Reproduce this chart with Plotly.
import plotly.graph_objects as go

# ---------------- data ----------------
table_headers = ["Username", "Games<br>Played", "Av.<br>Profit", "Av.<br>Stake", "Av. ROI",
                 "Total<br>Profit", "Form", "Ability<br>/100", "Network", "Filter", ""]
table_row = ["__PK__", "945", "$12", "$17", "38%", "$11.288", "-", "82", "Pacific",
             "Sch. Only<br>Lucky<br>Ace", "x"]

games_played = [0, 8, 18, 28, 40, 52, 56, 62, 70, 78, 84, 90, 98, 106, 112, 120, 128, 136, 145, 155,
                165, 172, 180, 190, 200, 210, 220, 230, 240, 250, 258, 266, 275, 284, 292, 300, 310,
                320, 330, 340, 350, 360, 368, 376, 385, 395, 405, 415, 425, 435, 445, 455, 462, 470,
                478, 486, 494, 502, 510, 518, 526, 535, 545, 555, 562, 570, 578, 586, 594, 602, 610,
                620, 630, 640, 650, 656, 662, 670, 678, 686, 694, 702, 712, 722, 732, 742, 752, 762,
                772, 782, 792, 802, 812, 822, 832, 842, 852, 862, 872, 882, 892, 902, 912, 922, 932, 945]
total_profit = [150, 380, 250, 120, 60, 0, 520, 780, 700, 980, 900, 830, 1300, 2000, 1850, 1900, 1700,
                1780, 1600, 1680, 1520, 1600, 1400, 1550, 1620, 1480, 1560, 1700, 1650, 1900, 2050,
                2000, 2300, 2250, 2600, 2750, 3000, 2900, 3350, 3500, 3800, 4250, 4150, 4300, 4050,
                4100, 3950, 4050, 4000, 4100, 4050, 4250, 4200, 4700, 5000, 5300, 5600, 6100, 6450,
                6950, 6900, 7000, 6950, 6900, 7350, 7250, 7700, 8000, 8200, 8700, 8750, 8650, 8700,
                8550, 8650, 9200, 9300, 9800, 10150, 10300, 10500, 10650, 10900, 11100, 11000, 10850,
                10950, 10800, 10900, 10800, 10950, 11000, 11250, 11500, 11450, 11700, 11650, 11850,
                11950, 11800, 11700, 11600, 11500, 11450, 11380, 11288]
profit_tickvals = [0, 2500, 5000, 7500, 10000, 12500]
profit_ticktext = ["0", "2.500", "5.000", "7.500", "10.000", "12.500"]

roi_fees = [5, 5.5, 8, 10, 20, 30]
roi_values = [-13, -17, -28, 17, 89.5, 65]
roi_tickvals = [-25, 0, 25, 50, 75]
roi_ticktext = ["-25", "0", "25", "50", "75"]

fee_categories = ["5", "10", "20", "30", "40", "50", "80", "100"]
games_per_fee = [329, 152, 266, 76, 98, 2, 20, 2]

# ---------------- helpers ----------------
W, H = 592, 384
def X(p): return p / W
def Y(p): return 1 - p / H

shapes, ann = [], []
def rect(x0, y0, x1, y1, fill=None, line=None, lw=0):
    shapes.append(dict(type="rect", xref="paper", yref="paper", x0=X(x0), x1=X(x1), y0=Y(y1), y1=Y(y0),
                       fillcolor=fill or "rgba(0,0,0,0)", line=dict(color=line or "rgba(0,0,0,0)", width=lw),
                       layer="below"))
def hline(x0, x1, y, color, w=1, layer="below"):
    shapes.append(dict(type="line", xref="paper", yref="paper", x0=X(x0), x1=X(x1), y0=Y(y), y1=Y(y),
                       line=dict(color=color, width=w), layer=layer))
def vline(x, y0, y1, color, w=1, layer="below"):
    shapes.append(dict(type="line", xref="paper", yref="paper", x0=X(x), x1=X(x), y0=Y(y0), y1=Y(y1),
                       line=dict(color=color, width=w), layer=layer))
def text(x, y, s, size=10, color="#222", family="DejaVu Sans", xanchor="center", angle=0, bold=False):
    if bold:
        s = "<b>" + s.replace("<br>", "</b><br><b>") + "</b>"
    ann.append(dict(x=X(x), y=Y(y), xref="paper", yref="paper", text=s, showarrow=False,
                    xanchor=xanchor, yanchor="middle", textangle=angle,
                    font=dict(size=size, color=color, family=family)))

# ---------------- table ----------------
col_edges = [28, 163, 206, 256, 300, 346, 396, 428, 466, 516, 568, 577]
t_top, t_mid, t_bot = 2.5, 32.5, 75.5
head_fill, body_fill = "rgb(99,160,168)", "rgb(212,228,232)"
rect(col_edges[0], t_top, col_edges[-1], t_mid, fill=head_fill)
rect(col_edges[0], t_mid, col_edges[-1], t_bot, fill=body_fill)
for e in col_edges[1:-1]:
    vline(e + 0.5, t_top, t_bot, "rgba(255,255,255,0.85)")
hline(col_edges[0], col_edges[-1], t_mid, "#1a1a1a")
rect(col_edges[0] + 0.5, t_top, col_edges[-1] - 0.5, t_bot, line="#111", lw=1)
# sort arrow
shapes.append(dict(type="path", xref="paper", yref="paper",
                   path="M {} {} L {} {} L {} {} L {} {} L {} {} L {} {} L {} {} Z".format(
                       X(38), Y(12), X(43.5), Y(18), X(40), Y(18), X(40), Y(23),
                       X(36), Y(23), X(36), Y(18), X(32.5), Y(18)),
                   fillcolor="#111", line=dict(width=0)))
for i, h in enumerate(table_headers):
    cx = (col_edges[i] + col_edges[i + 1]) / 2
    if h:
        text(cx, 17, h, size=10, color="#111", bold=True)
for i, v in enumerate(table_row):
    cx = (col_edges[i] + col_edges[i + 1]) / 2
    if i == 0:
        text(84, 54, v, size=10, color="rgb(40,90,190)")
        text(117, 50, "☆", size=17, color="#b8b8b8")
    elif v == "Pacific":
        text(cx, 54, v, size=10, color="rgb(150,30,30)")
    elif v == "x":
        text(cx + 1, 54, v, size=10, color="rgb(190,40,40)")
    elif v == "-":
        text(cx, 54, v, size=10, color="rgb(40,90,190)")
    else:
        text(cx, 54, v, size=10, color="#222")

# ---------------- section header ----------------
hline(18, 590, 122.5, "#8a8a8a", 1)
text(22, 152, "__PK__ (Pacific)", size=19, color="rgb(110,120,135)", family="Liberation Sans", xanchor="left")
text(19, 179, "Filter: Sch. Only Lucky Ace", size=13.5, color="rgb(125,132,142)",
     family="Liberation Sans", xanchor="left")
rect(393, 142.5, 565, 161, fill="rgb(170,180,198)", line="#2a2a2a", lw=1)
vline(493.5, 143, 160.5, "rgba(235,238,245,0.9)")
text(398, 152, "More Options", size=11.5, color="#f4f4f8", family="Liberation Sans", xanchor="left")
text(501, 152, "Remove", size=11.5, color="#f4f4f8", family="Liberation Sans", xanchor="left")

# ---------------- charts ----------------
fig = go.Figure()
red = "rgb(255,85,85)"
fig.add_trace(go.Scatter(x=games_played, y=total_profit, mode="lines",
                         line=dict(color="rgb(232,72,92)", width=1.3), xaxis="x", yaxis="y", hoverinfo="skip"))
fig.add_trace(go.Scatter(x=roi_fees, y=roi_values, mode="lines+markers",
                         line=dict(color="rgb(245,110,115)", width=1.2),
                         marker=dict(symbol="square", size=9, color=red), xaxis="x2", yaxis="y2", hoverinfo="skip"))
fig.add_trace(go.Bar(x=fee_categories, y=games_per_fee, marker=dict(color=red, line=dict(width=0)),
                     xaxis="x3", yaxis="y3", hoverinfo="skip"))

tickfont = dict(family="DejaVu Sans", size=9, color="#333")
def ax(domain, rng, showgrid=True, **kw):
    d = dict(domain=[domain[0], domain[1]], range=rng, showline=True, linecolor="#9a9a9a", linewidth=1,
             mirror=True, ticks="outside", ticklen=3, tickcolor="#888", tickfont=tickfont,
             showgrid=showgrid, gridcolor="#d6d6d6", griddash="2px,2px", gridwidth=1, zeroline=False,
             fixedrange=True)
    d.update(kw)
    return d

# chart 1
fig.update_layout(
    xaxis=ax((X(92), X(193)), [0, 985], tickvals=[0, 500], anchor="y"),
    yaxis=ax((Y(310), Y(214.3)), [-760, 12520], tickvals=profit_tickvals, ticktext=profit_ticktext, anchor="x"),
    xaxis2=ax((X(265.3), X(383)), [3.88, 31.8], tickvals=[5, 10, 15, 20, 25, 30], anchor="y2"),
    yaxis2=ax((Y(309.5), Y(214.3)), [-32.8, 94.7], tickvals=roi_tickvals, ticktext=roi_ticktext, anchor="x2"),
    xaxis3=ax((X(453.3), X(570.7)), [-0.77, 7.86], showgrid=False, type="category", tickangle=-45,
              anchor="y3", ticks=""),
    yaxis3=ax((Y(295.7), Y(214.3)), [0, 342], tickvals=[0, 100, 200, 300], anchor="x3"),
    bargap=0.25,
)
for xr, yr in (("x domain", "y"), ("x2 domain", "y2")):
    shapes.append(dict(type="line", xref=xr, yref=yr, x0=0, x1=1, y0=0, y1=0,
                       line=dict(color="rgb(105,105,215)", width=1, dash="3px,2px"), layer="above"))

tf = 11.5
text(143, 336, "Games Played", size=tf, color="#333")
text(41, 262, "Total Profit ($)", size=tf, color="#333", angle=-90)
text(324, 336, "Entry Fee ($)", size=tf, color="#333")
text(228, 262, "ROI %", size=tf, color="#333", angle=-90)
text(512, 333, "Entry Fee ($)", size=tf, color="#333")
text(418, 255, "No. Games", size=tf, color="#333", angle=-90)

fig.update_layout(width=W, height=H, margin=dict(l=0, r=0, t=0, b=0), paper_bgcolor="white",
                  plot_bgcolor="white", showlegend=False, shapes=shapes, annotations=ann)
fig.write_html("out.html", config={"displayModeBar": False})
───
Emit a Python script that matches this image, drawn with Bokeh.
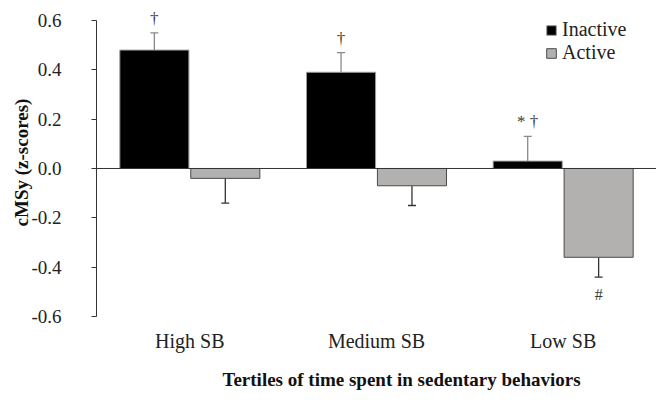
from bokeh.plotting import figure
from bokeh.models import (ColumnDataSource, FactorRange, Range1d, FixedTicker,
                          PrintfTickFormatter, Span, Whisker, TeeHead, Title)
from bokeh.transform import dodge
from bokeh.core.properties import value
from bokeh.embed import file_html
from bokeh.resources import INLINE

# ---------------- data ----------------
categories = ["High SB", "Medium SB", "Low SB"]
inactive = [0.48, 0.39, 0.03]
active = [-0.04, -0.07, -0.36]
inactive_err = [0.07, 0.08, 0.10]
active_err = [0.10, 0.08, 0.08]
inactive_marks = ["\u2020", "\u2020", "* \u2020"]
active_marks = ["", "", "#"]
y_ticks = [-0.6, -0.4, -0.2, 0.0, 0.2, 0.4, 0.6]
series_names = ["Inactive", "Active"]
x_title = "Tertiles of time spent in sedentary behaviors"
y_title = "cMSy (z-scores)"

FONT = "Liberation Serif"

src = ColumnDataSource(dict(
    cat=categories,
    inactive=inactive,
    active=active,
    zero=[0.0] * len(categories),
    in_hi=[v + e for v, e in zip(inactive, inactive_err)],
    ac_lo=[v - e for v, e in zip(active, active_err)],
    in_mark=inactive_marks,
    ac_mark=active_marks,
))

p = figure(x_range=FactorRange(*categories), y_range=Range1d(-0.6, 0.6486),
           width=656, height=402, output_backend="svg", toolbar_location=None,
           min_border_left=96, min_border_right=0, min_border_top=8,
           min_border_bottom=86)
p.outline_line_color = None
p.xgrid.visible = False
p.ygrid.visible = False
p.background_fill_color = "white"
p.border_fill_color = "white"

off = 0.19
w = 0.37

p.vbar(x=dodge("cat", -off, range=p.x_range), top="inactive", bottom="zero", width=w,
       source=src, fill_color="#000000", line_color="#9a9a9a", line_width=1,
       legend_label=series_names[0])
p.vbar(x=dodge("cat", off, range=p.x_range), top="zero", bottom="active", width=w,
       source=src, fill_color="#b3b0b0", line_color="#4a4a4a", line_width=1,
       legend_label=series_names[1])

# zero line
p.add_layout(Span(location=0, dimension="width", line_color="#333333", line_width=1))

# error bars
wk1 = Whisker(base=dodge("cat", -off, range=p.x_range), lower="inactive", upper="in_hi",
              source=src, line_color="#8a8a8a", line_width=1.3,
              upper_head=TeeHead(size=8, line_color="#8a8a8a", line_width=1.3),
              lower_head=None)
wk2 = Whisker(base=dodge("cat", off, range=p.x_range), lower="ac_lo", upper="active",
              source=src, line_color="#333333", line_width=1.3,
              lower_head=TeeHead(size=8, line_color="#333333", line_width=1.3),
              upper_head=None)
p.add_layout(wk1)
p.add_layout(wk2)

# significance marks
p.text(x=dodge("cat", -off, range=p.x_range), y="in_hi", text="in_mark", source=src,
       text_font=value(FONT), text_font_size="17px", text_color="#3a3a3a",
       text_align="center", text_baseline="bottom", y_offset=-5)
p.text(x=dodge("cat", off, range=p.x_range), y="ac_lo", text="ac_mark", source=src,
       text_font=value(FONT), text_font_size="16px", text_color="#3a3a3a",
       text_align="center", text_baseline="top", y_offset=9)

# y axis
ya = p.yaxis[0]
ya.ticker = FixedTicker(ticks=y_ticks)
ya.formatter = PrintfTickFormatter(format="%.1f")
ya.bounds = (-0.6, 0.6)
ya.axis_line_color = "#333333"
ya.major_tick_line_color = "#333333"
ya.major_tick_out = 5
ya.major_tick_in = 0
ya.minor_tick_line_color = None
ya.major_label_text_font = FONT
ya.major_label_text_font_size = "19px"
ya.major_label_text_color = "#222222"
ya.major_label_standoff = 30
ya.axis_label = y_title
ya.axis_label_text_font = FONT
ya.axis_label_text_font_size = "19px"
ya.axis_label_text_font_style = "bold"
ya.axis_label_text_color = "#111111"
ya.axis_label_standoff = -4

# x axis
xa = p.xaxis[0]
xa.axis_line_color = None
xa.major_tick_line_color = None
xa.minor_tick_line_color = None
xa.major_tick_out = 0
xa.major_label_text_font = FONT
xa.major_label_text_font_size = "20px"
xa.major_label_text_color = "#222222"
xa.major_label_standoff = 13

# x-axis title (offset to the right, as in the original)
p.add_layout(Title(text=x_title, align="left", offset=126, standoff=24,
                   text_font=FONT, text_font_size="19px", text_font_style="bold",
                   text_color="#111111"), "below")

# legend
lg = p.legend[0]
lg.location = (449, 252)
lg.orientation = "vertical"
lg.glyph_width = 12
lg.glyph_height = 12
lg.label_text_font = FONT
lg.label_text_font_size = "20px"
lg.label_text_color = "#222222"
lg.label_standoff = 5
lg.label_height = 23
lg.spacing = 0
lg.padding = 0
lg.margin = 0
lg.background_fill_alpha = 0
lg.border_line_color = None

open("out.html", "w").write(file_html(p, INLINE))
───
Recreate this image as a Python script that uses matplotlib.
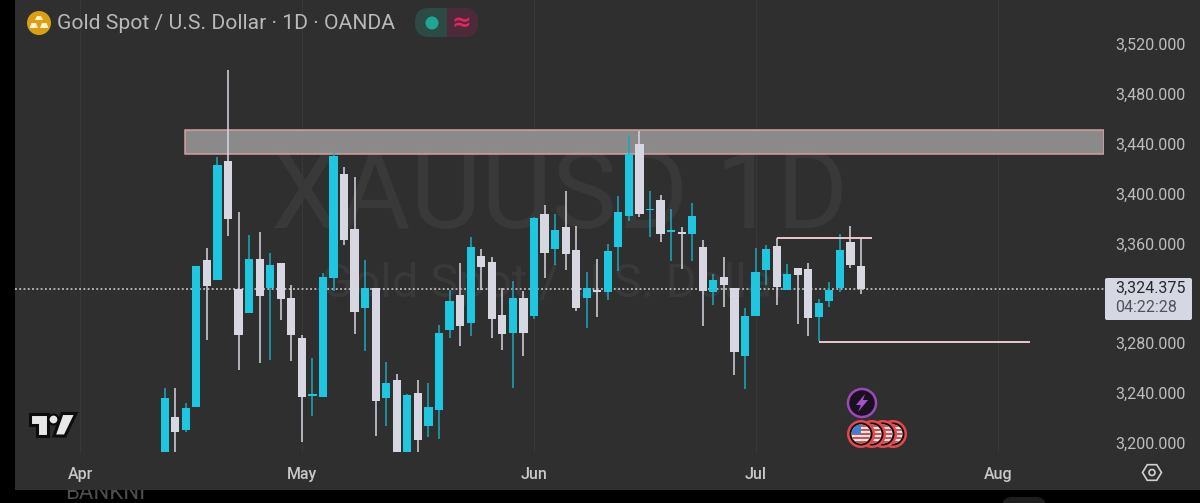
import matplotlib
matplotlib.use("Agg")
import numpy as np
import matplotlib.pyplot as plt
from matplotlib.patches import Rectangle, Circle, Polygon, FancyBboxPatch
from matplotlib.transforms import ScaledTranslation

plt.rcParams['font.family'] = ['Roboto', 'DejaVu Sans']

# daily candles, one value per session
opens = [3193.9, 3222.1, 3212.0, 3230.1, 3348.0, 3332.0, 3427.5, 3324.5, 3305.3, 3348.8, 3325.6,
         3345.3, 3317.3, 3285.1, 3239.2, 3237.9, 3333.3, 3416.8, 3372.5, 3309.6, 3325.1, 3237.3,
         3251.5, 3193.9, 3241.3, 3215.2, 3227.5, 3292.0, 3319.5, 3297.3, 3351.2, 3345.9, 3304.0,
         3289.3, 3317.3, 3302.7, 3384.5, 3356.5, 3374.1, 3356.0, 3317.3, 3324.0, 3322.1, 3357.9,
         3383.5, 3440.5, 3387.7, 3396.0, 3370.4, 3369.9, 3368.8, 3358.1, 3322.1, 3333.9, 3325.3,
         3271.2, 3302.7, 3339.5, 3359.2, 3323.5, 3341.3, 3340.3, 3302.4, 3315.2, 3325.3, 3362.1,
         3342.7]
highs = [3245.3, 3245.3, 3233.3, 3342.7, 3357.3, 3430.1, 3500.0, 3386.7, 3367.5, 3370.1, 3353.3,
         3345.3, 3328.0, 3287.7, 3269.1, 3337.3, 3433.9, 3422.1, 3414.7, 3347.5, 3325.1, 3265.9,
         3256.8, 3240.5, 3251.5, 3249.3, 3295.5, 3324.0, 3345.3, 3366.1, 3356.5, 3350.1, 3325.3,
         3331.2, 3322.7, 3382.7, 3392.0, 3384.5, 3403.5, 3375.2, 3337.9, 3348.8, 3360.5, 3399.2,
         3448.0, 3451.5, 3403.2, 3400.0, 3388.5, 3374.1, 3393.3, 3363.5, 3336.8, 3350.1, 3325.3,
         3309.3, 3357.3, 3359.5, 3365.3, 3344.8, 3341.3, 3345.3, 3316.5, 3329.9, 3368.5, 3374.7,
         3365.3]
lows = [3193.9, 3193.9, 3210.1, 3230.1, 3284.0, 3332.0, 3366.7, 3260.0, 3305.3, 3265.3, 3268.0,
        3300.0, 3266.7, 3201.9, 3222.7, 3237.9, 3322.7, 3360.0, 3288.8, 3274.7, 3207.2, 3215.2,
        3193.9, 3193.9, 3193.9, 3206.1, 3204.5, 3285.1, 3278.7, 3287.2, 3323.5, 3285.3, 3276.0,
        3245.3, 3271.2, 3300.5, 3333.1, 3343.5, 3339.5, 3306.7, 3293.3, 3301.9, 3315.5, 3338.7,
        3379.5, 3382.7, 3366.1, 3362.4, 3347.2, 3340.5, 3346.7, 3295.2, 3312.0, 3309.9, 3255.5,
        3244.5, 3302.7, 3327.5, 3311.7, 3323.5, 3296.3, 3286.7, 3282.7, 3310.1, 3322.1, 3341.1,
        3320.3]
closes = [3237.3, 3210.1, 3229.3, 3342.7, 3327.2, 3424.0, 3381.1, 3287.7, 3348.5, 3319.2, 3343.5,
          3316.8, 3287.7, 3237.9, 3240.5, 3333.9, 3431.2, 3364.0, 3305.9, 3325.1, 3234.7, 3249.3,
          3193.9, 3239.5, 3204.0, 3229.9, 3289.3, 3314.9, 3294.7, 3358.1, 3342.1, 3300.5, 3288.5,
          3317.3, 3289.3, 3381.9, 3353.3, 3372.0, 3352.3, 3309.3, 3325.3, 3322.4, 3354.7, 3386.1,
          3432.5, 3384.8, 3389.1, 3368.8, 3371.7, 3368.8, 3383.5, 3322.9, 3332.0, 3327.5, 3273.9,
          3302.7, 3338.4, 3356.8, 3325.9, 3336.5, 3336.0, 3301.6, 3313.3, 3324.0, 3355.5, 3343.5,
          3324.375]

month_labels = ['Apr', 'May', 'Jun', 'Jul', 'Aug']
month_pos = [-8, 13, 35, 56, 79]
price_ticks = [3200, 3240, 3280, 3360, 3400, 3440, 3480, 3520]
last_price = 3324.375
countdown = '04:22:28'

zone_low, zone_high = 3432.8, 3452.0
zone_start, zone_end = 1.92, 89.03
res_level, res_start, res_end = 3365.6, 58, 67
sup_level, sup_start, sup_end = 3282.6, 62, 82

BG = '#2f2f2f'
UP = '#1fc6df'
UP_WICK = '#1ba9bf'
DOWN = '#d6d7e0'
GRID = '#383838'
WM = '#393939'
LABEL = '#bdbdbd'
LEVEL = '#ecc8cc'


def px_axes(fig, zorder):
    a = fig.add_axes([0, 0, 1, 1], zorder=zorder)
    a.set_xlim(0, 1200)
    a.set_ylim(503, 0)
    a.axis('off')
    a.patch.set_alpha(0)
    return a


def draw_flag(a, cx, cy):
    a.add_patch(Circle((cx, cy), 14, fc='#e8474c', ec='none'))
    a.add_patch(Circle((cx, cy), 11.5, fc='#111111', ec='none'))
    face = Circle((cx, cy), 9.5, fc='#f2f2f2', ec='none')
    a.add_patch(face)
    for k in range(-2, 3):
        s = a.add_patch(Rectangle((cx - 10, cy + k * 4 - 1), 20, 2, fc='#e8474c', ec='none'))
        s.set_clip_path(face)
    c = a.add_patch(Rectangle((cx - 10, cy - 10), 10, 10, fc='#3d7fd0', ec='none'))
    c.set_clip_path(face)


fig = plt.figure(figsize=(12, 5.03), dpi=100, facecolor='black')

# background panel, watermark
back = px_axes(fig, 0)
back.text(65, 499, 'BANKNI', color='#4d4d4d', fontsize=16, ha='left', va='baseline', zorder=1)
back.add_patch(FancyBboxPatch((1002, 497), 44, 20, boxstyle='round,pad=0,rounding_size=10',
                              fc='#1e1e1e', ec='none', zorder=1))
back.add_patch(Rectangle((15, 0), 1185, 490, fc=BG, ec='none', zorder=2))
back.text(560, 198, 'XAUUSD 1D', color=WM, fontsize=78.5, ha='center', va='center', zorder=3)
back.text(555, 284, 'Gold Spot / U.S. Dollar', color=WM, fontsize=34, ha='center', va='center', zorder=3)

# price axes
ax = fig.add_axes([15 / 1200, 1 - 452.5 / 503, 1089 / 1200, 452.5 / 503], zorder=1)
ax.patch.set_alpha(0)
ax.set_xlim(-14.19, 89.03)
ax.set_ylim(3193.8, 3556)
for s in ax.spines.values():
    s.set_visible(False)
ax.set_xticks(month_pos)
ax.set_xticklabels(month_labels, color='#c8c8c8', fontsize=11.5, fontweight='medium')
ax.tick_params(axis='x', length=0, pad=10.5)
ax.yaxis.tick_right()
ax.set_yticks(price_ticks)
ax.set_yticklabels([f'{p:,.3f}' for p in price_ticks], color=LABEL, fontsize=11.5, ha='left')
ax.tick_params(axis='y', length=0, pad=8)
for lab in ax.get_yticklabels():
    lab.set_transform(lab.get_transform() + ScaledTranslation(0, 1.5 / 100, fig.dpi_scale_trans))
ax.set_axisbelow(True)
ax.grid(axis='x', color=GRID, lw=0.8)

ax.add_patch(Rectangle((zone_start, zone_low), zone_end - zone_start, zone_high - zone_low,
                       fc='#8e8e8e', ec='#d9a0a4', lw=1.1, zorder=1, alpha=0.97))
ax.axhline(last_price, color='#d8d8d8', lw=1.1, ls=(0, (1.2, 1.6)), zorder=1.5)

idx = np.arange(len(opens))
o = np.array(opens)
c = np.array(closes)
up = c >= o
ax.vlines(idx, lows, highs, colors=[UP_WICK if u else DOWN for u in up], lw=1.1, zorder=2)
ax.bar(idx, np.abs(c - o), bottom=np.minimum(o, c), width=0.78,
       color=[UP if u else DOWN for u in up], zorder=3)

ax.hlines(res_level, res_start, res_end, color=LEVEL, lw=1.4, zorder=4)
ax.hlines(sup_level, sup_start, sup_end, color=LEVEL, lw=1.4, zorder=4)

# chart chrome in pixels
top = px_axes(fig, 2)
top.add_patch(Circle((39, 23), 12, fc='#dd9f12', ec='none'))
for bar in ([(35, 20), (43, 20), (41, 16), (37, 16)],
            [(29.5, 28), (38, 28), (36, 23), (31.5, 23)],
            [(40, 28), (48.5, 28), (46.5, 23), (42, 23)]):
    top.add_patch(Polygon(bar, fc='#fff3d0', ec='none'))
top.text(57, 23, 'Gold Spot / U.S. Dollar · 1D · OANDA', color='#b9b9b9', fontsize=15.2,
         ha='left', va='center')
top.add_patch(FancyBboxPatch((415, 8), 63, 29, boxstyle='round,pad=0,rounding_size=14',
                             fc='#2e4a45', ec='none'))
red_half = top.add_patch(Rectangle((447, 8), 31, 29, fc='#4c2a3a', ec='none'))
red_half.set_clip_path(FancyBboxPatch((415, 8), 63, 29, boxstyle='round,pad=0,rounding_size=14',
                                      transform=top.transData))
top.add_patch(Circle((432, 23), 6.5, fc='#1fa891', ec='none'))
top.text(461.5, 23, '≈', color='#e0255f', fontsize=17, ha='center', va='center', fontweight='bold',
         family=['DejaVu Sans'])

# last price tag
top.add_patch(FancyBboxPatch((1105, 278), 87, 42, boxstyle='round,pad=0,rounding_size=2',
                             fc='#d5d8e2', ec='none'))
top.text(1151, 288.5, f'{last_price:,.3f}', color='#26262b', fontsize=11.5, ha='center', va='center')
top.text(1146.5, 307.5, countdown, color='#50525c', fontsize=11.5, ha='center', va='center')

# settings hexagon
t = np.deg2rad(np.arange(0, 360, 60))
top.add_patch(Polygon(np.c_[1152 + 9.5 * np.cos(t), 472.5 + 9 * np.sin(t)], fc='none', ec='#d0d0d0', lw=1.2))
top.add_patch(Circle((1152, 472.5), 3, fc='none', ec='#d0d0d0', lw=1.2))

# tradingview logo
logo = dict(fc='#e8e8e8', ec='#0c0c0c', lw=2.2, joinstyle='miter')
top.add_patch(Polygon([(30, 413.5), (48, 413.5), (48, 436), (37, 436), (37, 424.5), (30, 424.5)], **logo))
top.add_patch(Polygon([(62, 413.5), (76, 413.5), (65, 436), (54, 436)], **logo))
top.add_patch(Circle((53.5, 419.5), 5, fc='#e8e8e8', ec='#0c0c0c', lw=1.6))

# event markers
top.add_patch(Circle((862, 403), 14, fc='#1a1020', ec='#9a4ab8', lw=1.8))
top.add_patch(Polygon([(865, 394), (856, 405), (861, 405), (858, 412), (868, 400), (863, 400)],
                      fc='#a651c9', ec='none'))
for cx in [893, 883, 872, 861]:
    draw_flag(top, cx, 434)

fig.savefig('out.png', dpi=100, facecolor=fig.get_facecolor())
───
Above are some records; extract exactly the lines from the one containing "Recreate this image" through the one containing "plt.rcParams['font.family'] = ['Roboto', 'DejaVu" and drop the pictures.

● **RIGHT ANSWER**:
Recreate this image as a Python script that uses matplotlib.
import matplotlib
matplotlib.use("Agg")
import numpy as np
import matplotlib.pyplot as plt
from matplotlib.patches import Rectangle, Circle, Polygon, FancyBboxPatch
from matplotlib.transforms import ScaledTranslation

plt.rcParams['font.family'] = ['Roboto', 'DejaVu Sans']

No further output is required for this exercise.